Write $A_1=B[\lambda_1,\dots, \lambda_n]/(g_{11},\cdots, g_{1m})$ and $A_2=B[\mu_1,\dots, \mu_n]/(g_{21},\cdots, g_{2m}).$
Consider the map $A_1\to A_{12}$, and the images of $\lambda_i\mapsto p_i(\underline{z})$.
Similarly consider the map $A_2\to A_{12}$, and the images of $\mu_i\mapsto q_i(\underline{z})$.
Also consider $g_{1j}(p_1(\underline{z}),\dots, p_n(\underline{z}))=\sum_r c_rf_r$ in $B[z_1,\dots, z_n]$.

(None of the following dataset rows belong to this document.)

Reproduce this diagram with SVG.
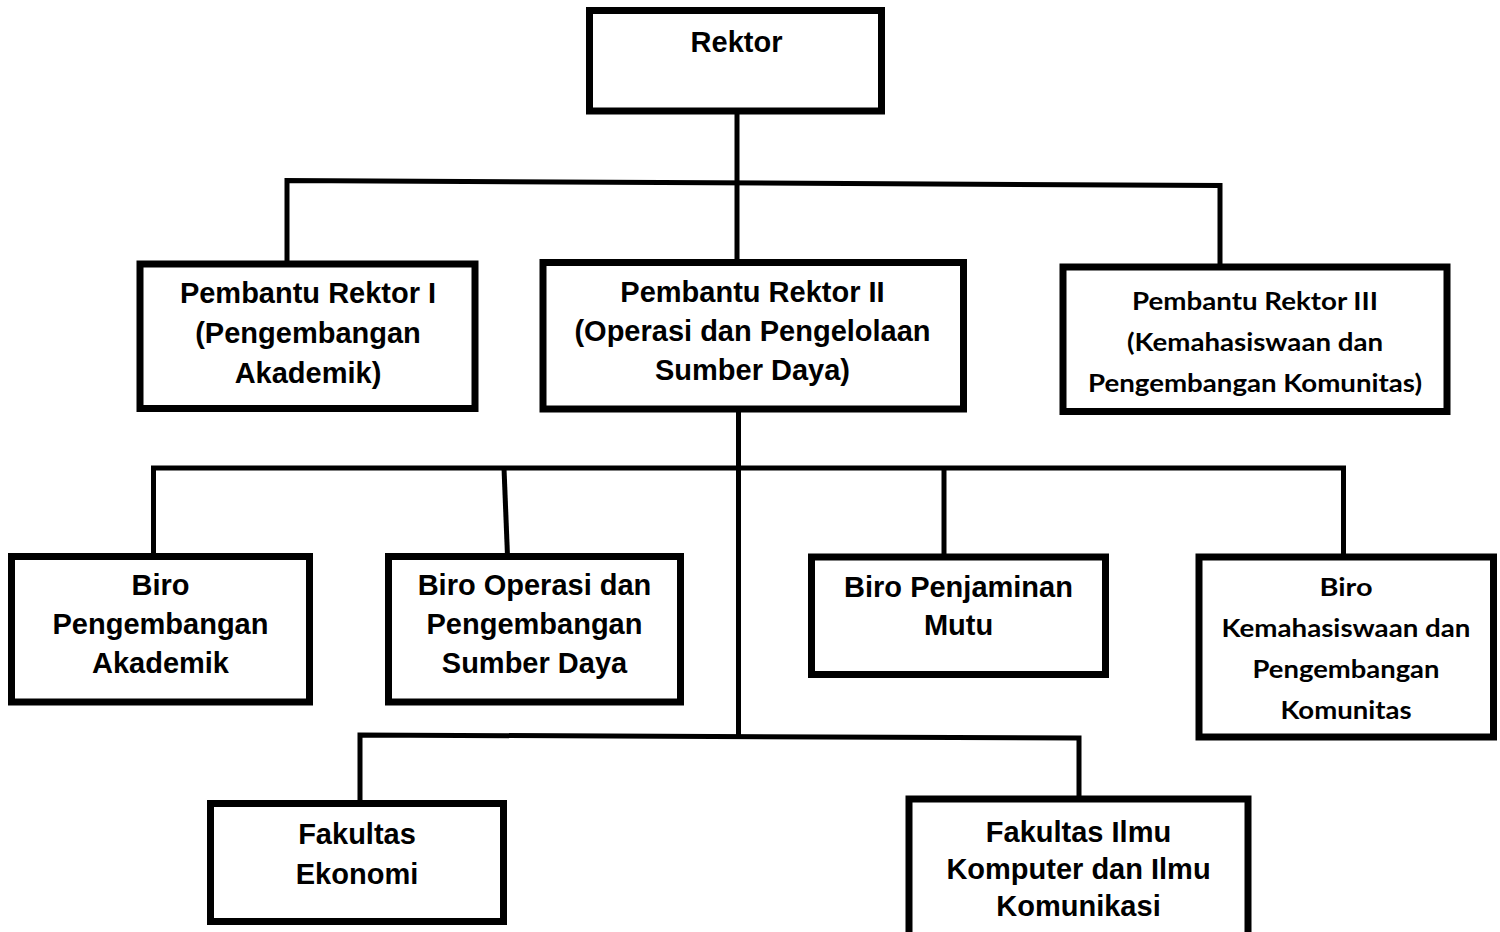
<svg xmlns="http://www.w3.org/2000/svg" width="1500" height="932" viewBox="0 0 1500 932">
<style>
.box{fill:#fff;stroke:#000;stroke-width:7}
.ln{fill:none;stroke:#000;stroke-width:5;stroke-linejoin:miter;stroke-linecap:butt}
.a{font-family:"Liberation Sans",Arial,sans-serif;font-weight:bold;font-size:29px;fill:#000;text-anchor:middle}
.c{font-family:Lato,"Open Sans",sans-serif;font-weight:bold;font-size:24px;fill:#000;text-anchor:middle}
</style>
<rect width="1500" height="932" fill="#fff"/>
<g id="connectors">
<path class="ln" d="M737,114 V262"/>
<path class="ln" d="M287,264 V180.5 L1220,185.5 V267"/>
<path class="ln" d="M738.5,409 V737"/>
<path class="ln" d="M153.5,556 V468 H1343.5 V557"/>
<path class="ln" d="M504,468 L507.5,556"/>
<path class="ln" d="M944,468 V557"/>
<path class="ln" d="M360,804 V735 L1079,738 V799"/>
</g>
<g id="rektor">
<rect class="box" x="589.5" y="10.5" width="292" height="100.5"/>
<text class="a" x="736.5" y="52">Rektor</text>
</g>
<g id="pr1">
<rect class="box" x="140" y="264" width="335" height="144.5"/>
<text class="a" x="308" y="303">Pembantu Rektor I</text>
<text class="a" x="308" y="343">(Pengembangan</text>
<text class="a" x="308" y="383">Akademik)</text>
</g>
<g id="pr2">
<rect class="box" x="543" y="262.5" width="420.5" height="146.5"/>
<text class="a" x="752.5" y="302">Pembantu Rektor II</text>
<text class="a" x="752.5" y="341">(Operasi dan Pengelolaan</text>
<text class="a" x="752.5" y="380">Sumber Daya)</text>
</g>
<g id="pr3">
<rect class="box" x="1063" y="267" width="384" height="144.5"/>
<text class="c" x="1255" y="310" textLength="246" lengthAdjust="spacingAndGlyphs">Pembantu Rektor III</text>
<text class="c" x="1255" y="351" textLength="256" lengthAdjust="spacingAndGlyphs">(Kemahasiswaan dan</text>
<text class="c" x="1255" y="392" textLength="334" lengthAdjust="spacingAndGlyphs">Pengembangan Komunitas)</text>
</g>
<g id="biro-pa">
<rect class="box" x="11.5" y="556.5" width="298" height="145.5"/>
<text class="a" x="160.5" y="595">Biro</text>
<text class="a" x="160.5" y="634">Pengembangan</text>
<text class="a" x="160.5" y="673">Akademik</text>
</g>
<g id="biro-opsd">
<rect class="box" x="388.5" y="556.5" width="292" height="145.5"/>
<text class="a" x="534.5" y="595">Biro Operasi dan</text>
<text class="a" x="534.5" y="634">Pengembangan</text>
<text class="a" x="534.5" y="673">Sumber Daya</text>
</g>
<g id="biro-pm">
<rect class="box" x="811.5" y="557" width="294" height="117.5"/>
<text class="a" x="958.5" y="597">Biro Penjaminan</text>
<text class="a" x="958.5" y="635">Mutu</text>
</g>
<g id="biro-k">
<rect class="box" x="1199" y="557" width="294.5" height="180"/>
<text class="c" x="1346" y="596" textLength="53" lengthAdjust="spacingAndGlyphs">Biro</text>
<text class="c" x="1346" y="637" textLength="249" lengthAdjust="spacingAndGlyphs">Kemahasiswaan dan</text>
<text class="c" x="1346" y="678" textLength="187" lengthAdjust="spacingAndGlyphs">Pengembangan</text>
<text class="c" x="1346" y="718.5" textLength="131" lengthAdjust="spacingAndGlyphs">Komunitas</text>
</g>
<g id="fak-ekonomi">
<rect class="box" x="210.5" y="803.5" width="293" height="118"/>
<text class="a" x="357" y="844">Fakultas</text>
<text class="a" x="357" y="884">Ekonomi</text>
</g>
<g id="fak-ilkom">
<rect class="box" x="909" y="799" width="339" height="150"/>
<text class="a" x="1078.5" y="842">Fakultas Ilmu</text>
<text class="a" x="1078.5" y="879">Komputer dan Ilmu</text>
<text class="a" x="1078.5" y="916">Komunikasi</text>
</g>
</svg>
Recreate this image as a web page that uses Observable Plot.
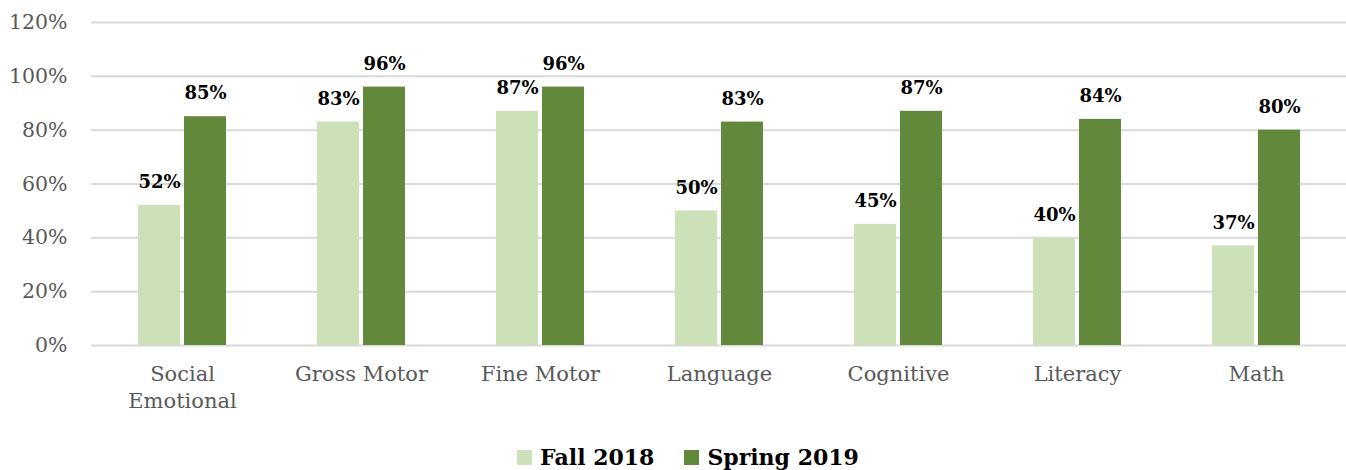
<!DOCTYPE html>
<html>
<head>
<meta charset="utf-8">
<script src="https://cdn.jsdelivr.net/npm/d3@7"></script>
<script src="https://cdn.jsdelivr.net/npm/@observablehq/plot@0.6"></script>
<style>
  html, body { margin: 0; padding: 0; background: #fff; }
  #chart { width: 1346px; }
  .legend { display: flex; justify-content: center; align-items: center; gap: 30px; height: 50px; margin-top: 12px;
    font-family: "DejaVu Serif", serif; font-weight: bold; font-size: 22px; color: #000; padding-left: 30px; }
  .legend span.item { display: flex; align-items: center; gap: 8px; }
  .legend span.sw { width: 15px; height: 15px; display: inline-block; }
</style>
</head>
<body>
<div id="chart"></div>
<script>
const categories = ["Social Emotional", "Gross Motor", "Fine Motor", "Language", "Cognitive", "Literacy", "Math"];
const categoryLabels = ["Social\nEmotional", "Gross Motor", "Fine Motor", "Language", "Cognitive", "Literacy", "Math"];
const series = ["Fall 2018", "Spring 2019"];
const fall2018 = [52, 83, 87, 50, 45, 40, 37];
const spring2019 = [85, 96, 96, 83, 87, 84, 80];
const yTicks = [0, 20, 40, 60, 80, 100, 120];
const colors = ["#cde1b9", "#62883b"];

const fallData = categories.map((c, i) => ({category: c, series: series[0], value: fall2018[i]}));
const springData = categories.map((c, i) => ({category: c, series: series[1], value: spring2019[i]}));
const labelMap = new Map(categories.map((c, i) => [c, categoryLabels[i]]));

const chart = Plot.plot({
  width: 1346,
  height: 420,
  marginLeft: 91,
  marginRight: 0,
  marginTop: 22,
  marginBottom: 75,
  style: {fontFamily: "'DejaVu Serif', serif", background: "#fff"},
  x: {domain: categories, paddingInner: 0.509, paddingOuter: 0.2545, label: null},
  y: {domain: [0, 120], label: null},
  marks: [
    Plot.ruleY(yTicks, {stroke: "#d9d9d9", strokeWidth: 2}),
    Plot.barY(fallData, {x: "category", y: "value", fill: colors[0], insetRight: 46}),
    Plot.barY(springData, {x: "category", y: "value", fill: colors[1], insetLeft: 46}),
    Plot.text(fallData, {x: "category", y: "value", text: d => d.value + "%", dx: -23, dy: -23,
      fontWeight: "bold", fontSize: 18, fill: "#000"}),
    Plot.text(springData, {x: "category", y: "value", text: d => d.value + "%", dx: 23, dy: -23,
      fontWeight: "bold", fontSize: 18, fill: "#000"}),
    Plot.axisY({ticks: yTicks, tickSize: 0, tickPadding: 24, tickFormat: d => d + "%",
      fontSize: 20.5, fill: "#595959", label: null}),
    Plot.axisX({tickSize: 0, tickPadding: 17, tickFormat: d => labelMap.get(d),
      fontSize: 21, fill: "#595959", lineHeight: 1.27, label: null})
  ]
});
document.getElementById("chart").appendChild(chart);

const legend = document.createElement("div");
legend.className = "legend";
series.forEach((s, i) => {
  const item = document.createElement("span");
  item.className = "item";
  const sw = document.createElement("span");
  sw.className = "sw";
  sw.style.background = colors[i];
  const t = document.createElement("span");
  t.textContent = s;
  item.appendChild(sw);
  item.appendChild(t);
  legend.appendChild(item);
});
document.getElementById("chart").appendChild(legend);
</script>
</body>
</html>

Similarly  $g_{2j}(q_1(\underline{z}),\dots, q_n(\underline{z}))=\sum_r d_rf_r$ in $B[z_1,\dots, z_n]$
Let $C=\mathbb{Z}[\text{coef. of} ~f_i| i][\text{coef. of} ~g_{1i}| i][\text{coef. of} ~g_{2i}| i][\text{coef. of} ~p_i| i][\text{coef. of} ~q_i| i][\text{coef. of} ~c_r| r][\text{coef. of} ~d_r| r]$
Now write $R_1=C[\lambda_1,\dots, \lambda_n]/(g_{11},\cdots, g_{1m})$
and
$R_2=C[\mu_1,\dots, \mu_n]/(g_{21},\cdots, g_{2m})$ and $R_{12}= C[z_1,\dots, z_n]/(f_1,\dots, f_r)$.
We observe that the map $\operatorname{Spec} R_{12}\to \operatorname{Spec} R_1$ is an open immersion, similarly the map $\operatorname{Spec} R_{12}\to \operatorname{Spec} R_2$ is an open immersion.
We now glue $\operatorname{Spec} R_1$ and $\operatorname{Spec} R_2$ along $\operatorname{Spec} R_{12}$ to get $X'$.
So we have $X\to \operatorname{Spec} B$ as a pullback of a finitely presented map $X'\to \operatorname{Spec} C$.